▶ THE PROBLEM: Print the material below exactly as it stands, please, from its first line to the line holding "const yTicks = [0, 0.2, 0.4, 0.6, 0.8, 1.0];", with no pictures.
>> Start
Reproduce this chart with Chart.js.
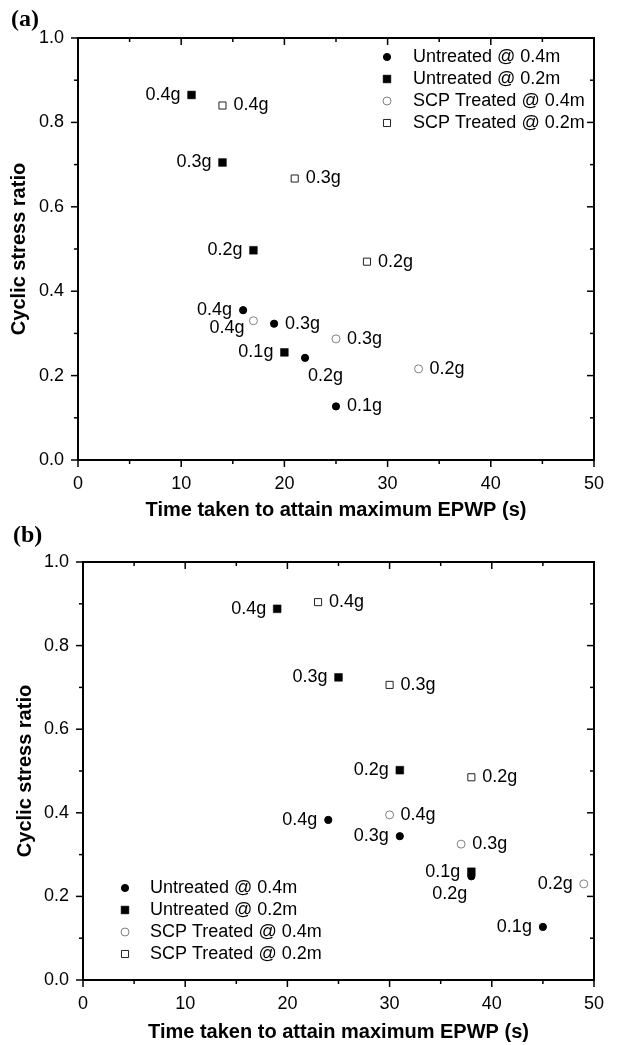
<!DOCTYPE html>
<html>
<head>
<meta charset="utf-8">
<script src="https://cdn.jsdelivr.net/npm/chart.js@4.4.1/dist/chart.umd.min.js"></script>
<style>
  body { margin: 0; background: #fff; }
  #wrap { position: relative; width: 617px; height: 1045px; }
  canvas { position: absolute; left: 0; top: 0; }
</style>
</head>
<body>
<div id="wrap">
  <canvas id="ca" width="617" height="1045"></canvas>
  <canvas id="cb" width="617" height="1045"></canvas>
</div>
<script>
// ---- data: panel (a)
const aU04x = [16, 19, 22, 25];
const aU04y = [0.355, 0.323, 0.242, 0.127];
const aU04g = ["0.4g", "0.3g", "0.2g", "0.1g"];
const aU02x = [11, 14, 17, 20];
const aU02y = [0.865, 0.705, 0.497, 0.255];
const aU02g = ["0.4g", "0.3g", "0.2g", "0.1g"];
const aS04x = [17, 25, 33];
const aS04y = [0.33, 0.287, 0.216];
const aS04g = ["0.4g", "0.3g", "0.2g"];
const aS02x = [14, 21, 28];
const aS02y = [0.84, 0.667, 0.47];
const aS02g = ["0.4g", "0.3g", "0.2g"];

// ---- data: panel (b)
const bU04x = [24, 31, 38, 45];
const bU04y = [0.383, 0.344, 0.248, 0.127];
const bU04g = ["0.4g", "0.3g", "0.2g", "0.1g"];
const bU02x = [19, 25, 31, 38];
const bU02y = [0.888, 0.724, 0.502, 0.259];
const bU02g = ["0.4g", "0.3g", "0.2g", "0.1g"];
const bS04x = [30, 37, 49];
const bS04y = [0.395, 0.325, 0.23];
const bS04g = ["0.4g", "0.3g", "0.2g"];
const bS02x = [23, 30, 38];
const bS02y = [0.904, 0.706, 0.485];
const bS02g = ["0.4g", "0.3g", "0.2g"];

const seriesNames = ["Untreated @ 0.4m", "Untreated @ 0.2m", "SCP Treated @ 0.4m", "SCP Treated @ 0.2m"];
const xTicks = [0, 10, 20, 30, 40, 50];
const yTicks = [0, 0.2, 0.4, 0.6, 0.8, 1.0];

const FONT = "'Liberation Sans', Arial, sans-serif";

function pts(xs, ys) {
  return xs.map((x, i) => ({ x: x, y: ys[i] }));
}

// marker styles for the 4 series
const styles = [
  { pointStyle: "circle", pointRadius: 3.6, backgroundColor: "#000", borderColor: "#000", borderWidth: 1 },
  { pointStyle: "rect", pointRadius: 5.5, backgroundColor: "#000", borderColor: "#000", borderWidth: 0.5 },
  { pointStyle: "circle", pointRadius: 4, backgroundColor: "#fff", borderColor: "#808080", borderWidth: 1 },
  { pointStyle: "rect", pointRadius: 5, backgroundColor: "#fff", borderColor: "#222", borderWidth: 1 },
];

function line(ctx, x1, y1, x2, y2) {
  ctx.beginPath();
  ctx.moveTo(x1, y1);
  ctx.lineTo(x2, y2);
  ctx.stroke();
}

function marker(ctx, st, x, y) {
  ctx.fillStyle = st.backgroundColor;
  ctx.strokeStyle = st.borderColor;
  ctx.lineWidth = st.borderWidth;
  ctx.beginPath();
  if (st.pointStyle === "circle") {
    ctx.arc(x, y, st.pointRadius, 0, Math.PI * 2);
  } else {
    const s = st.pointRadius * Math.SQRT1_2;
    ctx.rect(x - s, y - s, 2 * s, 2 * s);
  }
  ctx.fill();
  if (st.borderWidth > 0) ctx.stroke();
}

// frame, minor ticks, point tags, legend, panel letter
const decor = {
  id: "decor",
  afterDatasetsDraw(chart, args, opts) {
    const ctx = chart.ctx;
    ctx.save();
    ctx.font = "18px " + FONT;
    ctx.fillStyle = "#000";
    ctx.textBaseline = "middle";
    chart.data.datasets.forEach((ds, i) => {
      const meta = chart.getDatasetMeta(i);
      meta.data.forEach((pt, j) => {
        const p = opts.place[i][j];
        let x = pt.x, y = pt.y;
        if (p === "l") { ctx.textAlign = "right"; x -= 11; }
        else if (p === "r") { ctx.textAlign = "left"; x += 11; }
        else if (p === "b") { ctx.textAlign = "left"; x += 3; y += 18; }
        else if (p === "bl") { ctx.textAlign = "right"; x -= 4; y += 18; }
        else if (p === "lb") { ctx.textAlign = "right"; x -= 9; y += 7; }
        ctx.fillText(ds.tags[j], x, y);
      });
    });
    ctx.restore();
  },
  afterDraw(chart, args, opts) {
    const ctx = chart.ctx;
    const { left, right, top, bottom } = chart.chartArea;
    const xs = chart.scales.x, ys = chart.scales.y;
    ctx.save();
    ctx.strokeStyle = "#000";
    ctx.lineWidth = 2;
    ctx.strokeRect(left, top, right - left, bottom - top);
    ctx.lineWidth = 1.5;
    for (let v = xs.min; v <= xs.max + 1e-9; v += 5) {
      const px = xs.getPixelForValue(v);
      const len = Math.round(v) % 10 === 0 ? 7 : 4;
      line(ctx, px, bottom, px, bottom + len);
      line(ctx, px, top, px, top + len);
    }
    for (let k = 0; k <= 10; k++) {
      const py = ys.getPixelForValue(k / 10);
      const len = k % 2 === 0 ? 7 : 4;
      line(ctx, left - len, py, left, py);
      line(ctx, right, py, right - len, py);
    }

    // legend
    const L = opts.legend;
    ctx.font = "18px " + FONT;
    ctx.textBaseline = "middle";
    ctx.textAlign = "left";
    chart.data.datasets.forEach((ds, i) => {
      const y = L.y + i * L.gap;
      marker(ctx, styles[i], L.x, y);
      ctx.fillStyle = "#000";
      ctx.fillText(ds.label, L.textX, y);
    });

    // panel letter
    ctx.font = "bold 24px 'Liberation Serif', 'Times New Roman', serif";
    ctx.textAlign = "left";
    ctx.fillStyle = "#000";
    ctx.fillText(opts.panel.text, opts.panel.x, opts.panel.y);
    ctx.restore();
  },
};

function makeChart(id, sets, cfg) {
  const datasets = sets.map((s, i) => Object.assign({
    label: seriesNames[i],
    data: pts(s[0], s[1]),
    tags: s[2],
    showLine: false,
    pointHoverRadius: styles[i].pointRadius,
  }, styles[i]));

  return new Chart(document.getElementById(id), {
    type: "scatter",
    data: { datasets: datasets },
    plugins: [decor],
    options: {
      responsive: false,
      animation: false,
      events: [],
      layout: { padding: cfg.padding },
      plugins: {
        legend: { display: false },
        tooltip: { enabled: false },
        decor: { place: cfg.place, legend: cfg.legend, panel: cfg.panel },
      },
      scales: {
        x: {
          type: "linear",
          min: 0,
          max: 50,
          afterBuildTicks: (sc) => { sc.ticks = xTicks.map((v) => ({ value: v })); },
          afterFit: (sc) => { sc.height = cfg.xH; },
          grid: { display: false, drawTicks: false },
          border: { display: false },
          ticks: { padding: 13, color: "#000", font: { family: FONT, size: 18 } },
          title: {
            display: true,
            text: "Time taken to attain maximum EPWP (s)",
            color: "#000",
            font: { family: FONT, size: 20, weight: "bold" },
            padding: { top: 0, bottom: 0 },
          },
        },
        y: {
          type: "linear",
          min: 0,
          max: 1,
          afterBuildTicks: (sc) => { sc.ticks = yTicks.map((v) => ({ value: v })); },
          afterFit: (sc) => { sc.width = cfg.yW; },
          grid: { display: false, drawTicks: false },
          border: { display: false },
          ticks: {
            padding: 14,
            color: "#000",
            font: { family: FONT, size: 18 },
            callback: (v) => Number(v).toFixed(1),
          },
          title: {
            display: true,
            text: "Cyclic stress ratio",
            color: "#000",
            font: { family: FONT, size: 20, weight: "bold" },
            padding: { top: cfg.yTitlePad, bottom: 0 },
          },
        },
      },
    },
  });
}

makeChart("ca",
  [[aU04x, aU04y, aU04g], [aU02x, aU02y, aU02g], [aS04x, aS04y, aS04g], [aS02x, aS02y, aS02g]],
  {
    padding: { left: 0, top: 38, right: 14, bottom: 523 },
    xH: 62, yW: 78, yTitlePad: 7,
    place: [["l", "r", "b", "r"], ["l", "l", "l", "l"], ["lb", "r", "r"], ["r", "r", "r"]],
    legend: { x: 387, y: 57, gap: 22, textX: 413 },
    panel: { text: "(a)", x: 11, y: 20 },
  });

makeChart("cb",
  [[bU04x, bU04y, bU04g], [bU02x, bU02y, bU02g], [bS04x, bS04y, bS04g], [bS02x, bS02y, bS02g]],
  {
    padding: { left: 0, top: 562, right: 21, bottom: 1 },
    xH: 64, yW: 83, yTitlePad: 13,
    place: [["l", "l", "bl", "l"], ["l", "l", "l", "l"], ["r", "r", "l"], ["r", "r", "r"]],
    legend: { x: 125, y: 888, gap: 22, textX: 150 },
    panel: { text: "(b)", x: 13, y: 536 },
  });
</script>
</body>
</html>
>> End
▶ OUTPUT:
Reproduce this chart with Chart.js.
<!DOCTYPE html>
<html>
<head>
<meta charset="utf-8">
<script src="https://cdn.jsdelivr.net/npm/chart.js@4.4.1/dist/chart.umd.min.js"></script>
<style>
  body { margin: 0; background: #fff; }
  #wrap { position: relative; width: 617px; height: 1045px; }
  canvas { position: absolute; left: 0; top: 0; }
</style>
</head>
<body>
<div id="wrap">
  <canvas id="ca" width="617" height="1045"></canvas>
  <canvas id="cb" width="617" height="1045"></canvas>
</div>
<script>
// ---- data: panel (a)
const aU04x = [16, 19, 22, 25];
const aU04y = [0.355, 0.323, 0.242, 0.127];
const aU04g = ["0.4g", "0.3g", "0.2g", "0.1g"];
const aU02x = [11, 14, 17, 20];
const aU02y = [0.865, 0.705, 0.497, 0.255];
const aU02g = ["0.4g", "0.3g", "0.2g", "0.1g"];
const aS04x = [17, 25, 33];
const aS04y = [0.33, 0.287, 0.216];
const aS04g = ["0.4g", "0.3g", "0.2g"];
const aS02x = [14, 21, 28];
const aS02y = [0.84, 0.667, 0.47];
const aS02g = ["0.4g", "0.3g", "0.2g"];

// ---- data: panel (b)
const bU04x = [24, 31, 38, 45];
const bU04y = [0.383, 0.344, 0.248, 0.127];
const bU04g = ["0.4g", "0.3g", "0.2g", "0.1g"];
const bU02x = [19, 25, 31, 38];
const bU02y = [0.888, 0.724, 0.502, 0.259];
const bU02g = ["0.4g", "0.3g", "0.2g", "0.1g"];
const bS04x = [30, 37, 49];
const bS04y = [0.395, 0.325, 0.23];
const bS04g = ["0.4g", "0.3g", "0.2g"];
const bS02x = [23, 30, 38];
const bS02y = [0.904, 0.706, 0.485];
const bS02g = ["0.4g", "0.3g", "0.2g"];

const seriesNames = ["Untreated @ 0.4m", "Untreated @ 0.2m", "SCP Treated @ 0.4m", "SCP Treated @ 0.2m"];
const xTicks = [0, 10, 20, 30, 40, 50];
const yTicks = [0, 0.2, 0.4, 0.6, 0.8, 1.0];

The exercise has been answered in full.